Anyone who has been paying attention to cosmology over the past few years is aware of problems with our best attempts to explain why the universe is the way it is.
Our standard model, Lambda-CDM (or LCDM), is one of the most successful theories in the history of science. It accounts for the cosmic microwave background, the large-scale distribution of galaxies, the abundances of light elements, and basically every other large-scale observation we throw at it. The trouble lies with that capital L. Lambda is the cosmological constant, Einstein’s placeholder for the energy of empty space, and it does the heavy lifting of explaining why the universe’s expansion is accelerating.
The trouble is that we have no idea why Lambda has the value it does. Quantum field theory predicts a value roughly 122 orders of magnitude larger than what we measure — one of the worst predictions in the history of physics. On top of that, the universe seems to be expanding at different rates depending on whether we measure it locally or infer it from the early-universe data, a stubborn disagreement known as the Hubble tension. Neither problem has gone away despite decades of work.
In a new paper posted to the arXiv preprint server, theoretical physicist Savvas Koushiappas of Brown University has put forward an unusual proposal. The universe, he argues, may have its own version of Heisenberg’s uncertainty principle. Its size and its rate of expansion can’t be simultaneously specified with perfect precision, and that fundamental fuzziness might be enough to explain dark energy without invoking any new physics at all.

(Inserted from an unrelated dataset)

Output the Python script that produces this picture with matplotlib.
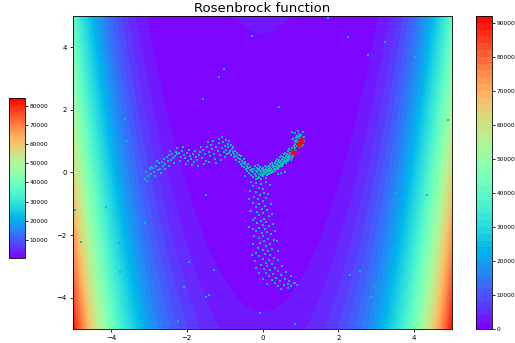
import numpy as np
import matplotlib
matplotlib.use("Agg")
import matplotlib.pyplot as plt
from matplotlib.cm import ScalarMappable
from matplotlib.colors import Normalize

# ---- data ----
x_range = [-5, 5]
y_range = [-5, 5]
n_levels = 50
left_cbar_range = [500, 84100]
title = "Rosenbrock function"

arc_x = [-3.08, -3.02, -2.98, -3.10, -2.93, -2.88, -2.85, -2.80, -2.76, -2.72, -2.70, -2.66, -2.62, -2.60,
         -2.56, -2.52, -2.50, -2.46, -2.42, -2.40, -2.36, -2.32, -2.28, -2.25, -2.20, -2.16, -2.12, -2.08,
         -2.04, -2.00, -1.96, -1.92, -1.88, -1.84, -1.80, -1.76, -1.72, -1.68, -1.64, -1.60, -1.56, -1.52,
         -1.50, -1.46, -1.42, -1.38, -1.36, -1.32, -1.28, -1.26, -1.22, -1.18, -1.14, -1.12, -1.08, -1.04,
         -1.02, -0.98, -0.95, -0.92,
         -3.05, -2.95, -2.83, -2.78, -2.68, -2.58, -2.47, -2.44, -2.34, -2.26, -2.18, -2.10, -2.02, -1.94,
         -1.86, -1.78, -1.70, -1.62, -1.54, -1.44, -1.40, -1.30, -1.24, -1.16, -1.10, -1.06, -1.00, -0.96,
         -0.93, -0.88]
arc_y = [0.02, -0.12, 0.10, -0.20, -0.05, 0.15, 0.02, 0.22, 0.08, 0.30, 0.12, 0.35, 0.20, 0.42,
         0.28, 0.48, 0.36, 0.55, 0.40, 0.60, 0.47, 0.52, 0.66, 0.58, 0.62, 0.50, 0.70, 0.56,
         0.45, 0.62, 0.38, 0.52, 0.42, 0.58, 0.34, 0.48, 0.40, 0.56, 0.64, 0.46, 0.72, 0.60,
         0.38, 0.80, 0.66, 0.52, 0.88, 0.74, 0.60, 0.42, 0.82, 0.68, 0.94, 0.55, 0.78, 0.98,
         0.64, 0.86, 0.72, 0.92,
         -0.28, 0.18, -0.10, 0.36, -0.02, 0.10, 0.22, 0.70, 0.30, 0.78, 0.36, 0.82, 0.28, 0.72,
         0.24, 0.68, 0.22, 0.80, 0.28, 0.98, 0.34, 1.00, 0.30, 1.08, 0.40, 1.12, 0.50, 1.04,
         0.58, 1.00]

desc_x = [-0.90, -0.88, -0.86, -0.84, -0.82, -0.80, -0.78, -0.77, -0.75, -0.74, -0.72, -0.70, -0.69, -0.67,
          -0.65, -0.63, -0.62, -0.60, -0.58, -0.57, -0.55, -0.53, -0.52, -0.50, -0.48, -0.47, -0.45, -0.43,
          -0.42, -0.40, -0.38, -0.37, -0.35, -0.33, -0.32, -0.30, -0.28, -0.27]
desc_y = [0.80, 0.62, 0.70, 0.88, 0.55, 0.74, 0.64, 0.82, 0.48, 0.60, 0.70, 0.52, 0.40, 0.62,
          0.46, 0.56, 0.34, 0.44, 0.28, 0.52, 0.38, 0.22, 0.30, 0.42, 0.16, 0.26, 0.34, 0.10,
          0.20, 0.04, 0.14, 0.26, -0.02, 0.08, 0.18, -0.08, 0.04, 0.12]

hub_x = [-0.25, -0.24, -0.22, -0.21, -0.20, -0.18, -0.17, -0.16, -0.15, -0.14, -0.13, -0.12, -0.11, -0.10,
         -0.09, -0.08, -0.07, -0.06, -0.05, -0.04, -0.03, -0.02, -0.01, 0.00, 0.01, 0.02, 0.03, 0.04,
         0.05, 0.06, 0.07, 0.08, 0.09, 0.10, 0.11, 0.12, 0.13, 0.14, 0.15, 0.16, 0.17, 0.18, 0.19,
         0.20, 0.21, 0.22, 0.23, 0.24, 0.25, 0.26, 0.27, 0.28, 0.29, 0.30, 0.40, 0.50, 0.60, -0.45]
hub_y = [-0.15, 0.02, 0.10, -0.06, 0.20, -0.20, 0.06, -0.10, 0.14, 0.00, -0.18, 0.08, 0.24, -0.05,
         0.12, -0.14, 0.04, 0.18, -0.08, 0.02, -0.22, 0.10, -0.04, 0.06, -0.12, 0.14, 0.00, -0.06,
         0.08, 0.20, -0.02, 0.04, -0.16, 0.12, 0.02, 0.18, -0.08, 0.08, 0.00, 0.22, 0.10, -0.04, 0.14,
         0.04, 0.26, 0.12, -0.02, 0.20, 0.08, 0.30, 0.16, 0.02, 0.24, 0.12, -0.05, -0.02, 0.02, -0.10]

rise_x = [0.32, 0.33, 0.34, 0.35, 0.36, 0.37, 0.38, 0.39, 0.40, 0.41, 0.42, 0.43, 0.44, 0.45, 0.46,
          0.47, 0.48, 0.49, 0.50, 0.51, 0.52, 0.53, 0.54, 0.55, 0.56, 0.57, 0.58, 0.59, 0.60, 0.61,
          0.62, 0.63, 0.64, 0.65, 0.66, 0.67, 0.68, 0.69, 0.70, 0.71, 0.72, 0.73, 0.74, 0.75, 0.76,
          0.77, 0.78, 0.79, 0.80, 0.81, 0.82, 0.83, 0.84, 0.85, 0.86, 0.87, 0.88, 0.89, 0.90]
rise_y = [0.30, 0.06, 0.20, 0.38, 0.12, 0.26, 0.44, 0.18, 0.32, 0.10, 0.24, 0.40, 0.16, 0.30, 0.48,
          0.22, 0.36, 0.54, 0.28, 0.42, 0.20, 0.34, 0.50, 0.26, 0.40, 0.58, 0.32, 0.46, 0.62, 0.38,
          0.52, 0.30, 0.44, 0.60, 0.36, 0.50, 0.68, 0.42, 0.56, 0.74, 0.48, 0.62, 0.40, 0.54, 0.70,
          0.46, 0.60, 0.78, 0.52, 0.66, 0.84, 0.58, 0.72, 0.90, 0.64, 0.78, 0.96, 0.70, 0.84]

top_x = [0.86, 0.88, 0.90, 0.91, 0.92, 0.93, 0.94, 0.95, 0.96, 0.97, 0.98, 0.99, 1.00, 1.01, 1.02,
         1.03, 1.04, 1.05, 1.06, 1.07, 1.08, 1.09, 1.10, 0.87, 0.93, 0.80, 0.78]
top_y = [1.02, 1.10, 0.94, 1.18, 1.04, 0.88, 1.12, 1.24, 0.98, 1.08, 0.80, 1.16, 0.92, 1.02, 1.20,
         0.86, 1.10, 0.96, 1.28, 1.04, 0.90, 1.14, 1.00, 1.26, 1.34, 1.08, 1.30]

branch_x = [-0.30, -0.18, -0.05, 0.08, -0.24, -0.10, 0.02, -0.32, -0.16, 0.05, -0.06, -0.22, 0.10, -0.12,
            0.00, -0.26, -0.08, 0.06, -0.18, -0.02, 0.12, -0.14, 0.02, -0.08, 0.16, -0.20, 0.04, -0.04,
            0.10, -0.14, 0.00, 0.18, -0.08, 0.06, -0.16, 0.12, -0.02, 0.22, 0.02, -0.10, 0.14, 0.30,
            0.04, -0.06, 0.20, 0.08, -0.12, 0.26, 0.00, 0.14, -0.18, 0.06, 0.20, -0.08, 0.30, 0.02,
            0.16, -0.20, 0.08, 0.24, -0.04, 0.12, 0.34, 0.04, 0.20, 0.40, 0.10, 0.28, 0.50, 0.16,
            0.36, 0.60, 0.24, 0.46, 0.70, 0.32, 0.56, 0.84, 0.40, 0.66,
            0.20, 0.14, -0.36, 0.22, -0.30, 0.26, -0.24, 0.28, -0.26, 0.34, -0.22, 0.38, -0.24,
            0.40, -0.28, 0.42, -0.16, 0.52, -0.10, 0.62, 0.02, 0.76, 0.12, 0.92, 0.50, 0.74]
branch_y = [-0.30, -0.34, -0.38, -0.30, -0.44, -0.48, -0.52, -0.58, -0.62, -0.66, -0.72, -0.78, -0.80, -0.86,
            -0.92, -0.96, -1.00, -1.06, -1.10, -1.16, -1.20, -1.26, -1.30, -1.36, -1.40, -1.44, -1.48, -1.54,
            -1.58, -1.62, -1.68, -1.72, -1.76, -1.82, -1.86, -1.90, -1.94, -1.98, -2.04, -2.08, -2.12, -2.16,
            -2.20, -2.26, -2.30, -2.34, -2.40, -2.44, -2.48, -2.52, -2.56, -2.60, -2.64, -2.68, -2.72, -2.76,
            -2.80, -2.84, -2.88, -2.92, -2.96, -3.00, -3.04, -3.08, -3.12, -3.16, -3.20, -3.24, -3.28, -3.32,
            -3.36, -3.40, -3.44, -3.48, -3.46, -3.54, -3.58, -3.52, -3.64, -3.68,
            -0.40, -0.70, -0.84, -1.00, -1.22, -1.32, -1.52, -1.64, -1.80, -1.86, -2.02, -2.20, -2.30,
            -2.50, -2.62, -2.78, -3.04, -2.98, -3.22, -3.18, -3.40, -3.30, -3.56, -3.60, -3.72, -3.62]

out_x = [-4.43, -0.27, -4.09, -1.01, -1.16, -1.58, -3.63, -3.58, -3.96, 1.74, 2.25, 3.22, 2.79, 4.03,
         0.44, 4.89, -1.50, -4.14, -4.96, -3.09, 3.51, 4.33, 3.64, -4.79, -3.79, -1.93, -3.77, -1.29,
         -2.07, -1.49, -1.41, -2.22, -0.07, 0.85, 2.30, 2.56, 2.93, 2.85, 3.46, 3.31, -0.35, -0.32,
         0.68, 0.87]
out_y = [4.61, 4.36, 3.37, 3.32, 3.06, 2.34, 1.70, 1.00, 0.76, 4.94, 4.33, 4.18, 3.76, 3.70,
         2.08, 1.68, -0.71, -1.09, -1.21, -1.61, -0.66, -0.71, -1.59, -2.21, -2.24, -2.85, -3.17, -3.11,
         -3.67, -3.98, -3.91, -4.74, -4.50, -4.84, -3.27, -3.16, -3.63, -3.99, -3.13, -4.38, -1.74, -1.23,
         -3.56, -3.52]

best_x = [1.02, 0.96, 0.81]
best_y = [1.03, 0.92, 0.66]

# ---- figure ----
fig = plt.figure(figsize=(5.15, 3.43), dpi=100)
W, H = 515, 343
ax = fig.add_axes([73 / W, (H - 329) / H, 379 / W, 313 / H])
cax_r = fig.add_axes([476 / W, (H - 329) / H, 16 / W, 313 / H])
cax_l = fig.add_axes([9 / W, (H - 258) / H, 16 / W, 160 / H])

gx = np.linspace(x_range[0], x_range[1], 600)
gy = np.linspace(y_range[0], y_range[1], 600)
X, Y = np.meshgrid(gx, gy)
Z = (1 - X) ** 2 + 100 * (Y - X ** 2) ** 2
cs = ax.contourf(X, Y, Z, levels=n_levels, cmap="rainbow")

px = arc_x + desc_x + hub_x + rise_x + top_x + branch_x + out_x
py = arc_y + desc_y + hub_y + rise_y + top_y + branch_y + out_y
ax.scatter(px, py, s=4.5, marker="s", color="c", linewidths=0)
ax.scatter(best_x, best_y, s=60, marker="*", color="red", linewidths=0, zorder=3)

ax.set_xlim(x_range)
ax.set_ylim(y_range)
ax.set_xticks([-4, -2, 0, 2, 4])
ax.set_yticks([-4, -2, 0, 2, 4])
ax.tick_params(labelsize=5, length=2.5, width=0.6, pad=2)
for s in ax.spines.values():
    s.set_linewidth(0.6)
ax.set_title(title, fontsize=9.5, pad=3)

cb_r = fig.colorbar(cs, cax=cax_r)
cb_r.set_ticks(np.arange(0, 90001, 10000))
cb_r.ax.tick_params(labelsize=4.2, length=2, width=0.6, pad=1.5)
cb_r.outline.set_linewidth(0.6)

sm = ScalarMappable(norm=Normalize(left_cbar_range[0], left_cbar_range[1]), cmap="rainbow")
cb_l = fig.colorbar(sm, cax=cax_l)
cb_l.set_ticks(np.arange(10000, 80001, 10000))
cb_l.ax.tick_params(labelsize=4.2, length=2, width=0.6, pad=1.5)
cb_l.outline.set_linewidth(0.6)

fig.savefig("out.png", dpi=100)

Koushiappas’s proposal sidesteps both. Instead of adding new particles or new fields, he asks what happens if we treat the universe’s scale factor (essentially, its size) and its expansion rate as quantum mechanical operators that don’t quite commute. In ordinary quantum mechanics, the same kind of non-commutation is what gives us the uncertainty principle: position and momentum can’t both be pinned down at once. Apply the same idea to the universe as a whole and you get a deformed version of the Friedmann equation, the master equation that describes how the cosmos grows.
The deformation depends on a single free exponent. When that exponent is positive, the modified Friedmann equation naturally produces late-time accelerated expansion. No dark energy required. The universe behaves as if it had a built-in cosmological constant, but the acceleration comes from the geometry of its own quantum fuzziness rather than from some mysterious vacuum energy.

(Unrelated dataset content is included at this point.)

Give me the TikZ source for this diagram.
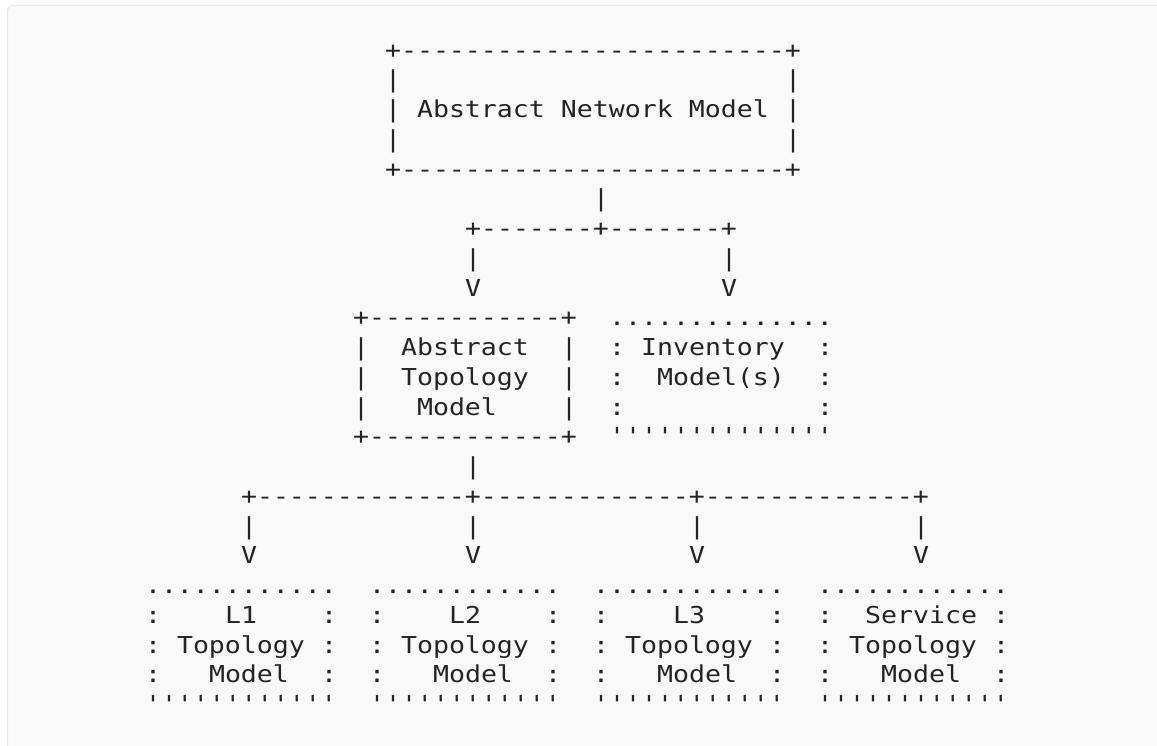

It gets more interesting. The same equation also predicts that the dark-energy-like behavior shouldn’t be perfectly constant. The effective equation-of-state parameter (a number cosmologists use to characterize dark energy, which equals exactly -1 for a true cosmological constant) comes out slightly greater than -1 in this model. That is exactly the kind of deviation that current surveys like DESI have been hinting at, and which next-generation surveys should be able to confirm or rule out.
And if you flip the sign of the exponent, the same machinery does something else entirely. Instead of accelerating the late universe, it smooths out the early universe, replacing the Big Bang singularity with what Koushiappas calls a “classical bounce.” The cosmos contracts to a minimum size, then expands. No infinite density, no breakdown of physics at t=0.
There are caveats. This is a single-author theoretical paper, not an observation, and the math is doing a lot of work. The model assumes a spatially flat universe, which is fine given current data. It also requires the expansion rate to be a well-behaved quantum operator, which in turn fixes one of the free parameters. The big question is whether the specific deviations from Lambda-CDM that this model predicts actually show up in the data, or whether the universe stubbornly insists on a value of -1 for the dark energy equation of state.
We should know soon. The Dark Energy Spectroscopic Instrument, the Euclid mission, and the Vera C. Rubin Observatory are all in the business of measuring exactly the quantities that this model predicts will deviate from a pure cosmological constant. If they keep finding hints of an equation of state slightly above -1, Koushiappas’s cosmic uncertainty principle is going to start looking very interesting indeed.